SIERRA LEONE
On festival days in Freetown, social clubs parade in the streets, led by an ancestral “devil.” This fierce and fancy water buffalo spirit is the figurehead for a men’s group.
Tangible Spirits
In Africa and its diaspora the mask transforms mortals into gods and makes a political point.
In the realm of the spirit world, the mask is more than mere facade. It is utterly transformative. The man in the mask—and it is nearly always a man—may speak in a different voice, move differently, behave differently, because he is a different being. The mask is put on. The line between reality and illusion, god and man, life and death blurs. The masked man is not playing a role. He becomes the role.

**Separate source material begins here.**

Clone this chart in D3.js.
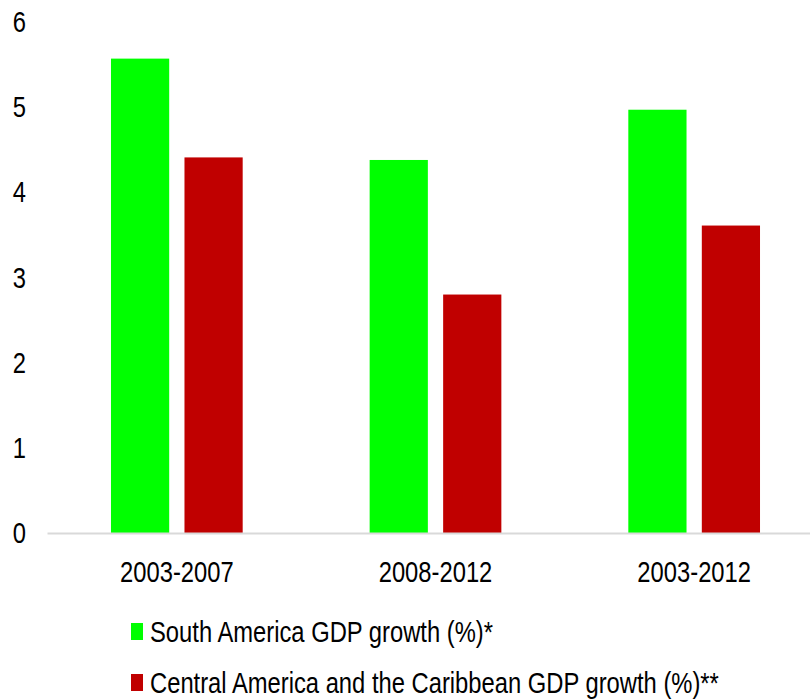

The mask is the centerpiece of a costume, often with props, that the wearer carries during a masquerade, a ritual ceremony performed before a community. Some masquerades are entertainment—a parade, for example, or dance that reinforces the cultural identity of a community. Others remain embedded in religious or social ritual. In these performances the masquerader may serve as a kind of moral policeman: instructing, punishing, maintaining and restoring order, or presiding over a passage—boy to man, citizen to leader, planting to harvest.
The origins of masking are lost in the fog of ancient history, but they may reside, art historian Herbert M. Cole suggests, in hunting rituals: the desire to embody or perhaps appease the spirit of the prey.